Intel announced a set of new enterprise products today aimed at furthering its strengths in the TOP500 supercomputing market. As of today, the Chinese Tiahne-2 supercomputer (aka Milky Way 2) is now the fastest supercomputer on the planet at roughly ~54PFLOPs. That's double the speed of the old leader, the AMD/Nvidia powered Titan at Oak Ridge National Laboratory. The new system draws significantly more power than the Titan, (17.8MW vs. 8.2MW) but overall power efficiency is fairly similar. The Titan's GFLOP/W ratio is 2.143, while the new Tianhe hits 1.935.

Intel is putting its own major push behind heterogeneous computing with the Tianhe-2. Each node contains two Ivy Bridge sockets and three Xeon Phi cards. Each node, therefore, contains 422.4GFLOP/s in Ivy Bridge performance -- but 3.43TFLOPs/s worth of Xeon Phi. The size of that gap illustrates why Intel felt building Xeon Phi was a worthwhile investment -- it gives the company a chance to keep its own x86 architectures at the forefront of super computing technology, rather than being reduced to the server hardware that advanced supercomputing platforms rely on.



Speaking of Ivy Bridge, we'll see new Xeons based on this technology later this year, in the 22nm E5-2600 V2 family, with up to 12 cores. The new chips will be built on Ivy Bridge technology (the current E5-2600 family is Sandy-Bridge based) and will offer up to 12 cores / 24 threads. That's significantly wider than the SNB-based hardware, which tops out at eight cores / 16 threads. The new Xeons, however, aren't really the interesting part of the story. Today, Intel is adding cards to the current Xeon Phi lineup.

New Xeon Phi's Flesh out Card Family

For the past year, Intel's Xeon Phi, like the original Model T, has shipped in just one flavor. The standard Xeon Phi 5110P is a 60-core chip running at 1053MHz with 8GB of RAM, 16 memory channels, and 320GB/s of aggregate bandwidth. Single precision performance is 2TFLOPs, double precision tops 1TFLOP. Today, Intel is introducing several new versions of the card -- the 7120P, 3120P, 3120A, and 5120D.

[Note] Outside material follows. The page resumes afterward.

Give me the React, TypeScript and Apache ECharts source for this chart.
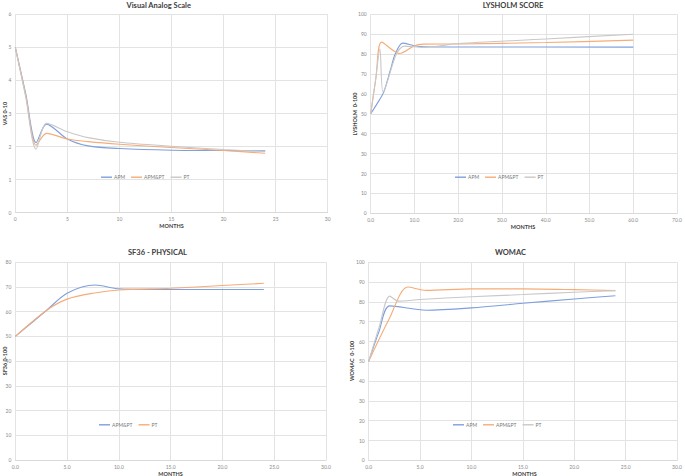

The 3120P and 3120A are the same card -- the "P" is passively cooled, while the "A" integrates a fan. Both of these solutions have 57 CPUs and 6GB of RAM. Intel states that they offer ~1TFLOP of performance, which puts them on par with the 5110P that launched last year, but with slightly less memory (and presumably a lower price point). At the top of the line, Intel is introducing the 7120P and 7120X -- the 7120P comes with an integrated heat spreader, the 7120X doesn't. Clock speeds are higher on this card, it has 61 cores instead of 60, 16GB of GDDR5, and 352GBps of memory bandwidth. This type of expansion will give Intel more flexibility in meeting customer workload demands. The 16GB of RAM for the 7120 family makes far more memory available to each core, though we expect the price to jump commensurately with the additional memory.

If the first Xeon Phi cards were a foot in the door, these new models are clearly aimed at improving the use-case in specific scenarios. Customers who need lots of cores and not much RAM can opt for one of the cheaper 3100 cards, while the 7100 family allows for much greater data sets. Intel hasn't taken the overall efficiency lead, but the Tianhe-2 is close on the heels of the Oak Ridge Titan in that regard.It's a strong showing for Intel and for Xeon Phi, particularly given the fact that Intel has only been playing the many-core game for 12 months.